U.S. Department of Labor Announces Overhaul of Prevailing Wage Rules

On March 11, 2022, the U.S. Department of Labor announced a Notice of Proposed Rulemaking to update the rules governing how workers are paid on federally funded construction projects.

Ann E. Knuth

Written by Ann E. Knuth

Published: June 18, 2026

On March 11, 2022, the U.S. Department of Labor announced a Notice of Proposed Rulemaking to update the rules governing how workers are paid on federally funded construction projects. The proposed changes represent the largest overhaul of the regulations implementing the Davis-Bacon Act and the Davis-Bacon Related Acts in 40 years. The Department of Labor projects that over time, the proposed changes will result in higher wages for workers.

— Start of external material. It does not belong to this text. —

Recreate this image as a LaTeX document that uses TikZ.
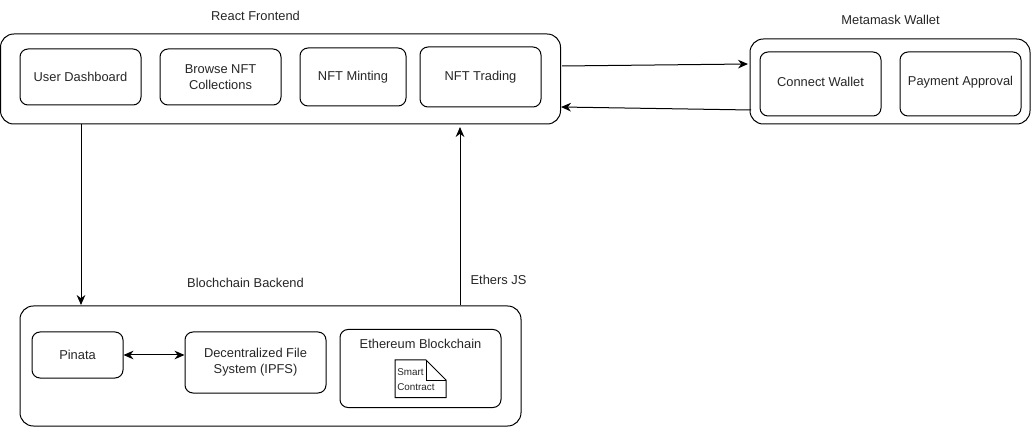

The proposed substantive changes include:

  • Returning to the definition of “prevailing wage” used from 1935 to 1983. Under that definition, a three-step process identified as prevailing:
    (1) any wage rate paid to a majority of workers; and, if there was none, then
    (2) the wage rate paid to the greatest number of workers, provided it was paid to at least 30 percent of workers, and, if there was none, then
    (3) the weighted average rate. The proposed rule would restore the second step, which was eliminated in the 1982 regulations.
  • Create a new mechanism for periodically updating non-collectively bargained prevailing wage rates between survey periods.
  • Providing broader authority to adopt state or local wage determinations when certain criteria is met.
  • Issuing supplemental rates for key job classifications when no survey data exists.
  • Strengthening worker protections and enforcement, including debarment, new anti-retaliation provisions, and updating the cross-withholding procedure for recovering back wages on contracts held by other agencies.

The Notice of Proposed Rulemaking can be found here. Following review by the Office of the Federal Register, the official Notice of Proposed Rulemaking will be published in the Federal Register. Comments on the proposed rules will be accepted for 60 days following publication in the Federal Register.

The announcement by the Department of Labor follows the February signing of an Executive Order which requires, with some limited exceptions, that contractors working on federal construction projects valued at $35 million or more enter into project labor agreement with one or more appropriate labor union, demonstrating beyond a doubt the support of the Biden administration for unionization.